Why Do Teenagers "Act Out"?

Updated: Apr 11, 2022

Teenagers are trying to figure a lot of things out during adolescence: who they are, how to be with friends, and what paths to pursue. That work takes time, energy, and space. They are transitioning from a kid to an adult at all levels—physically, emotionally, and cognitively—and it often does not go smoothly.

Adolescents can be moody, distant from their families, hyper-focused on their peers, tired, resistant to parental input, and somewhat impulsive and self-absorbed. These behaviors can be especially pronounced at home, which (believe it or not) is a safe space for them—a place where they don’t have to keep up all the defenses utilized when they are "out in the world". In response, it’s easy for parents to worry or overreact to these dynamics, and they report feeling ineffective and shut out from the lives of their teenagers. While not pleasant to deal with, all of this is part of the typical transition to adulthood.

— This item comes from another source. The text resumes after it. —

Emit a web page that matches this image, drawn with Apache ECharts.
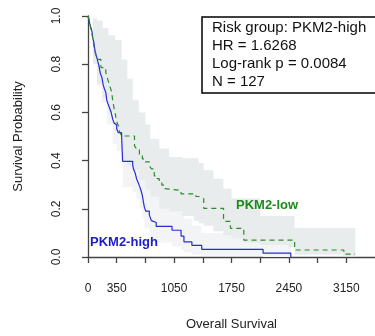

Some teenagers will ask their parents if they can talk to a counselor to ease the stresses involved in these transitions, and I encourage parents to respond positively to this request if possible through the school, religious organizations, community agencies, or private practices.

It is a different situation when parents learn that their teenagers are acting out in harmful ways— towards themselves or others. Behaviors that may require professional help include self-harm such as cutting or burning, problematic eating, excessive drinking or drug use, suicidal ideation or gestures, sexual acting out, general defiance of authority, and legal problems. Such acts can put a family into crisis.

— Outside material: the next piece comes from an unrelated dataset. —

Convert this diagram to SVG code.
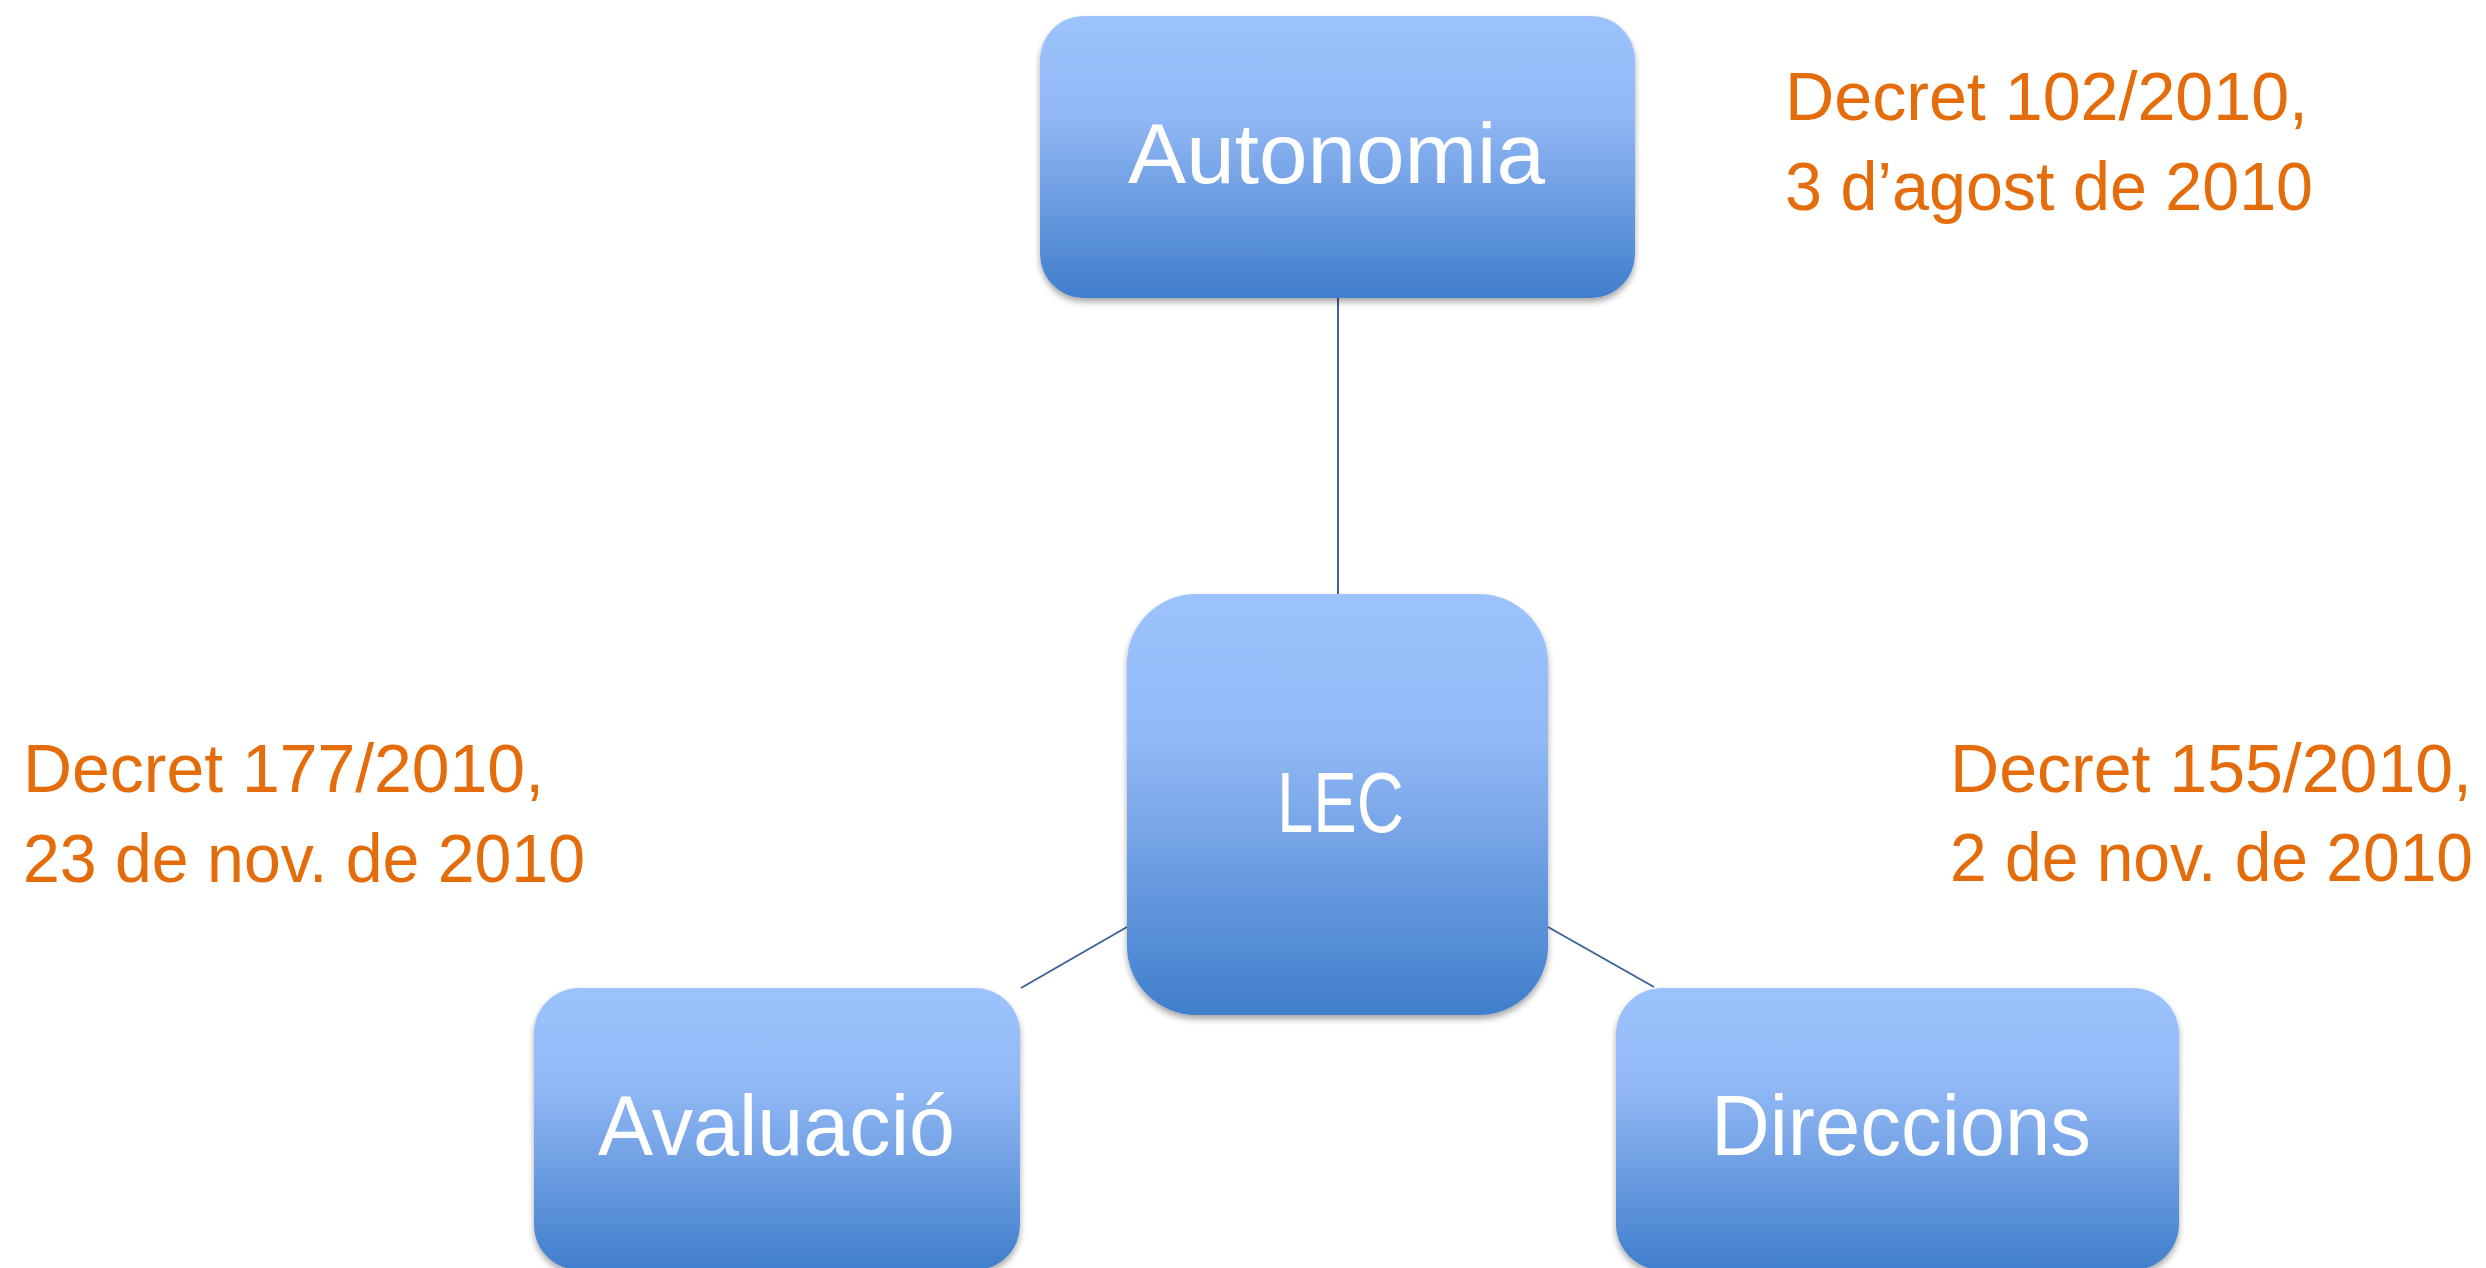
<svg xmlns="http://www.w3.org/2000/svg" width="2486" height="1268" viewBox="0 0 2486 1268">
<style>
.node-text{font-family:"Liberation Sans",Arial,sans-serif;font-size:86px;fill:#ffffff;}
.note{font-family:"Liberation Sans",Arial,sans-serif;font-size:68px;fill:#e46c0a;}
.conn{stroke:#3d6198;stroke-width:2;fill:none;}
.box{fill:url(#grad);filter:url(#shadow);}
</style>
<defs>
<linearGradient id="grad" x1="0" y1="0" x2="0" y2="1">
<stop offset="0" stop-color="#9dc3ff"/>
<stop offset="0.35" stop-color="#92b8f5"/>
<stop offset="1" stop-color="#407ecb"/>
</linearGradient>
<filter id="shadow" x="-10%" y="-10%" width="120%" height="125%">
<feDropShadow dx="0" dy="4" stdDeviation="3" flood-color="#000000" flood-opacity="0.35"/>
</filter>
</defs>
<rect width="2486" height="1268" fill="#ffffff"/>
<g id="connectors">
<line class="conn" x1="1338" y1="298" x2="1338" y2="594"/>
<line class="conn" x1="1127" y1="927" x2="1021" y2="988"/>
<line class="conn" x1="1548" y1="927" x2="1654" y2="987"/>
</g>
<g id="node-autonomia">
<rect class="box" x="1040" y="16" width="595" height="282" rx="44" ry="44"/>
<text class="node-text" x="1128" y="183" textLength="417" lengthAdjust="spacingAndGlyphs">Autonomia</text>
</g>
<g id="node-lec">
<rect class="box" x="1127" y="594" width="421" height="421" rx="69" ry="69"/>
<text class="node-text" x="1277" y="832" textLength="127" lengthAdjust="spacingAndGlyphs">LEC</text>
</g>
<g id="node-avaluacio">
<rect class="box" x="534" y="988" width="486" height="282" rx="45" ry="45"/>
<text class="node-text" x="598" y="1155" textLength="357" lengthAdjust="spacingAndGlyphs">Avaluació</text>
</g>
<g id="node-direccions">
<rect class="box" x="1616" y="988" width="563" height="282" rx="46" ry="46"/>
<text class="node-text" x="1711" y="1155" textLength="380" lengthAdjust="spacingAndGlyphs">Direccions</text>
</g>
<g id="note-autonomia">
<text class="note" x="1785" y="120" textLength="523" lengthAdjust="spacingAndGlyphs">Decret 102/2010,</text>
<text class="note" x="1785" y="210" textLength="528" lengthAdjust="spacingAndGlyphs">3 d’agost de 2010</text>
</g>
<g id="note-avaluacio">
<text class="note" x="23" y="792" textLength="521" lengthAdjust="spacingAndGlyphs">Decret 177/2010,</text>
<text class="note" x="23" y="882" textLength="562" lengthAdjust="spacingAndGlyphs">23 de nov. de 2010</text>
</g>
<g id="note-direccions">
<text class="note" x="1950" y="792" textLength="522" lengthAdjust="spacingAndGlyphs">Decret 155/2010,</text>
<text class="note" x="1950" y="881" textLength="523" lengthAdjust="spacingAndGlyphs">2 de nov. de 2010</text>
</g>
</svg>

Teenagers can act out when they are not able to properly process what they are feeling, thinking or doing. They may engage in acting-out behaviors for many reasons: a cry for help, impulse control issues, a distraction, or to express their emotional pain. Individual counseling can provide teenagers with a safe place to talk and learn about themselves, their peers, school issues, parents, moods, coping skills, pressures and expectations, and more in a non-judgmental and confidential place. It also can provide parents with positive ways to help their teenagers through such a stressful time.